Every Learner Everywhere
Achieving the Dream
Association of Public and Land-grant Universities
Digital Promise

Reflecting On 3 Years of Technical Assistance For Adaptive Learning Initiatives

When Every Learner Everywhere’s network partners convened in 2019 to develop technical assistance for an adaptive learning initiative at 13 colleges and universities, they knew they needed to provide support for more than just implementation. With a vision of using digital learning to close equity gaps for minoritized and poverty-affected students, the partners collaboratively designed the technical assistance to help institutions assess readiness and capacity and then to design and integrate adaptive courseware in ways that would be scalable beyond the initial courses, as well as to measure results.

“Everyone brought a different strength to the partnership,” says Dr. Ruanda Garth-McCullough, Director of Program Development at Achieving the Dream (ATD). She and her colleagues brought experience on how to guide a team at a college through transformation. Partners at The Association of Public and Land-grant Universities (APLU) brought experience with evaluating and using the range of adaptive courseware on the market. And Digital Promise worked with institutional research departments to secure and evaluate data from redesigned courses.

Thirteen colleges and universities — called Lighthouse Institutions — redesigned courses by integrating adaptive courseware with support from Every Learner Everywhere, including the technical assistance from ATD, APLU, and Digital Promise. At the end of the engagement, not only did the institutions learn how to integrate digital technology and instruction, but they built models to scale it out to other departments in their institutions.

Technical assistance in action

Garth-McCullough says deep technical assistance is not just about helping faculty learn and apply a new technique or technology but is more like coaching over a sustained period. The network partners helped the Lighthouse institutions frame specific problems, troubleshoot challenges that emerged, and sustain progress on a plan.

Technical assistance for a project as critical as implementing new adaptive learning technologies can also be immersive. On-campus site visits comprised delivering existing professional learning materials and tailoring content for specific academic departments that were redesigning large-enrollment gateway courses. The partners also identified peer institutions that were further along in similar transformations and brought them to the Lighthouse institutions for consultation and inspiration.

“We let the teams customize how this was going to work on their campus,” says Garth-McCullough. “There’s not a one-size-fits all way of what their team should look like or how they should approach their plan.”

For example:

  • The initiative at Cuyahoga Community College in Ohio was spread across its five campuses, each with its own campus president and its own Center for Learning Excellence. They developed a faculty learning community that met monthly to coordinate their  multi-campus process and provide space for faculty collaboration and support. The learning community included an instructional designer assigned to support the seven disciplines that the 17 redesigned courses represented.
  • Lorain County Community College in Ohio had a faculty member who had already used adaptive learning on her own, so they drew on her experience to support other faculty teaching the statistics course that was part of the initiative.
  • Indian River State College in Florida decided that gateway courses in two departments — chemistry and math — would benefit from the adaptive courseware integration, so they brought together a team from both departments, including the adjunct faculty teaching the classes.

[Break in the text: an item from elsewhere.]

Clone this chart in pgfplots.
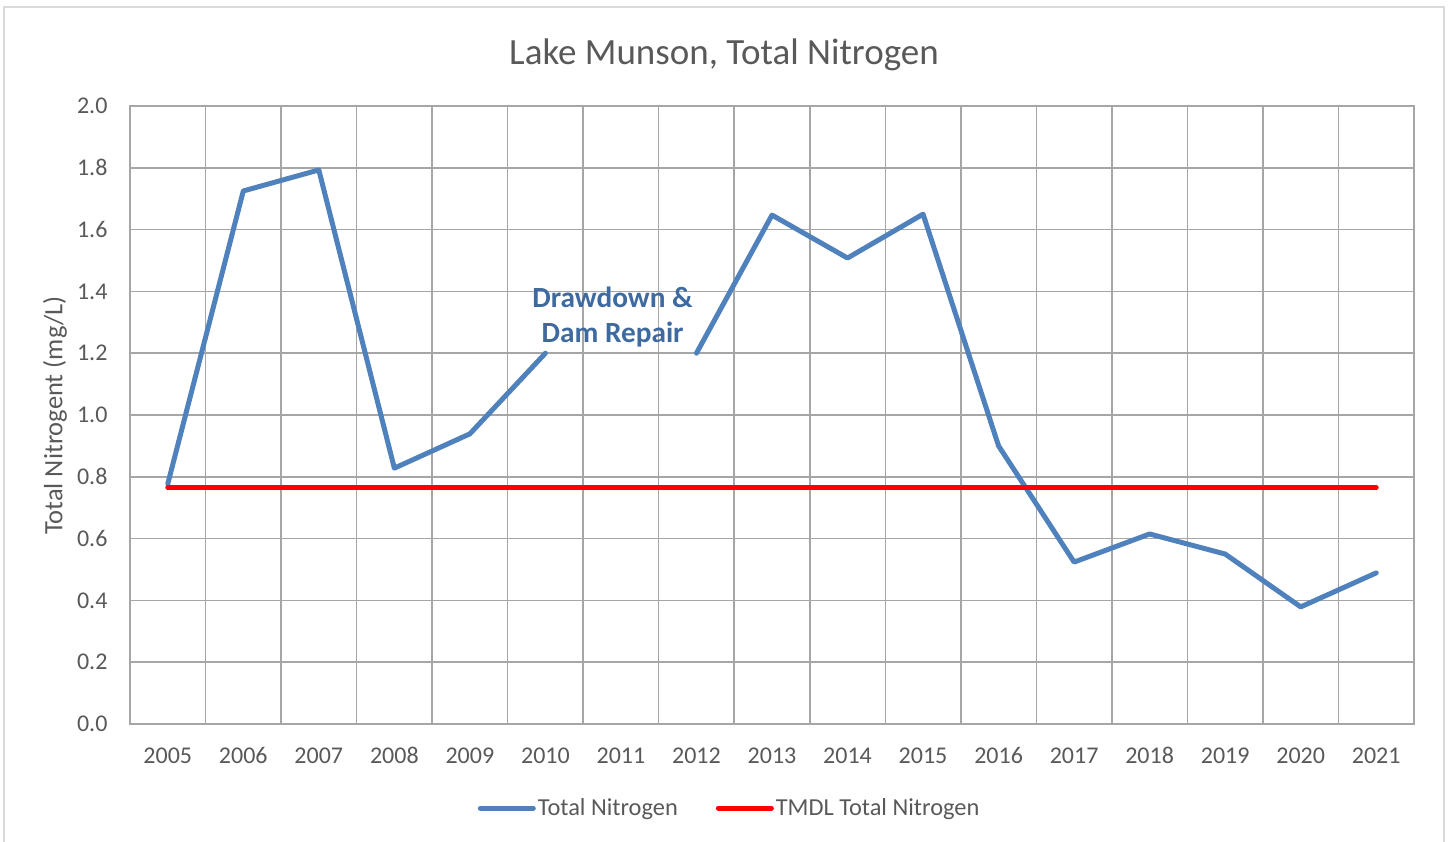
\documentclass[border=0pt]{standalone}
\usepackage{pgfplots}
\pgfplotsset{compat=1.18}
\usepackage{fontspec}
\setmainfont{Carlito}
\definecolor{tnblue}{HTML}{4F81BD}
\definecolor{txtgray}{HTML}{595959}
\definecolor{gridgray}{HTML}{A6A6A6}
\definecolor{annblue}{HTML}{3E6AA0}
\definecolor{bordergray}{HTML}{D9D9D9}
\begin{document}
\begin{tikzpicture}[x=1pt,y=1pt]
\useasboundingbox (0,0) rectangle (1450,841);
\draw[bordergray, line width=1.5pt] (4,-5) -- (4,834) -- (1444,834) -- (1444,-5);
\node[text=txtgray, font=\fontsize{37}{44}\selectfont] at (724,786) {Lake Munson, Total Nitrogen};
\node[text=txtgray, font=\fontsize{26.5}{32}\selectfont, rotate=90] at (55,425.5) {Total Nitrogent (mg/L)};
\begin{axis}[
  at={(130pt,117pt)}, anchor=south west, scale only axis,
  width=1284pt, height=618pt,
  xmin=-0.5, xmax=16.5, ymin=0, ymax=2,
  xtick={0,1,2,3,4,5,6,7,8,9,10,11,12,13,14,15,16},
  xticklabels={2005,2006,2007,2008,2009,2010,2011,2012,2013,2014,2015,2016,2017,2018,2019,2020,2021},
  minor xtick={-0.5,0.5,1.5,2.5,3.5,4.5,5.5,6.5,7.5,8.5,9.5,10.5,11.5,12.5,13.5,14.5,15.5,16.5},
  ytick={0,0.2,0.4,0.6,0.8,1.0,1.2,1.4,1.6,1.8,2.0},
  xminorgrids, ymajorgrids,
  major tick length=0pt, minor tick length=0pt,
  axis line style={gridgray, line width=1.5pt},
  grid style={gridgray, line width=1.5pt},
  minor grid style={gridgray, line width=1.5pt},
  tick label style={font=\fontsize{24}{29}\selectfont, text=txtgray},
  /pgf/number format/assume math mode=true,
  yticklabel style={/pgf/number format/fixed, /pgf/number format/precision=1, /pgf/number format/fixed zerofill, xshift=-19pt},
  xticklabel style={anchor=base, yshift=-39pt},
  unbounded coords=jump,
  clip=false,
  legend columns=2,
  legend style={at={(0.4670,-0.136)}, anchor=center, draw=none, fill=none,
    font=\fontsize{24.4}{29}\selectfont, text=txtgray,
    /tikz/every even column/.append style={column sep=36pt},
    inner sep=0pt},
  legend image code/.code={\draw[#1, line cap=round] (0pt,0pt) -- (53pt,0pt);},
]
\addplot[tnblue, line width=5pt, line join=round, line cap=round] coordinates {
 (0,0.777) (1,1.725) (2,1.793) (3,0.828) (4,0.939) (5,1.20) (6,nan) (7,1.20)
 (8,1.647) (9,1.508) (10,1.650) (11,0.90) (12,0.524) (13,0.615) (14,0.55) (15,0.379) (16,0.489)
};
\addlegendentry{Total Nitrogen}
\addplot[red, line width=5pt, line cap=round] coordinates {(0,0.765) (16,0.765)};
\addlegendentry{TMDL Total Nitrogen}
\node[text=annblue, font=\bfseries\fontsize{29.3}{35}\selectfont, align=center] at (axis cs:5.89,1.3155) {Drawdown \&\\Dam Repair};
\end{axis}
\end{tikzpicture}
\end{document}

Related reading: Building Your Adaptive Learning Initiative Dream Team

The benefits of technical assistance for digital learning

Garth-McCullough says one benefit of the technical assistance in these digital learning projects is that it nurtured collaborations that got faculty and other colleagues talking to each other, sharing what they were learning, and fueling the expansion of adaptive courseware.

“The strength of this process is that it was faculty centered,” says Garth-McCullough. “A lot of times these initiatives are driven by provosts or the president. This empowers faculty to lead the design of courses that integrate evidence-based teaching practices. Faculty were so grateful to be able to see the results of their efforts through course-level data that Digital Promise analyzed.”

She says most institutional faculty and staff don’t have the time and resources internally to take on this partnership building and course redesign along with identifying models and training materials and pulling in outside experts. But the technical assistance model provided by the network partners — customized for the institution’s specific needs — resulted in clear, repeatable results.

Advice to peers

For other institutions considering getting technical assistance support to implement adaptive courseware, Garth-McCullough offers these tips:

  • Make sure you work with willing participants.
  • Compensate professionals for the time they’ll need to spend on the effort.
  • Create the time and space for faculty to do the work together.
  • Identify and elevate internal expertise, especially others who have worked with digital courseware before.
  • Allow for time to learn the product and align it with the curriculum.
  • Iterate for continuous improvement.
  • Ask students early and often how it is working.

Lastly, keep re-orienting toward student-centered design and equity. Adaptive learning has tremendous potential to close opportunity gaps, but not if it is used uncritically to duplicate existing courses that created those opportunity gaps. Students are ultimately at the center of the technical assistance for digital learning.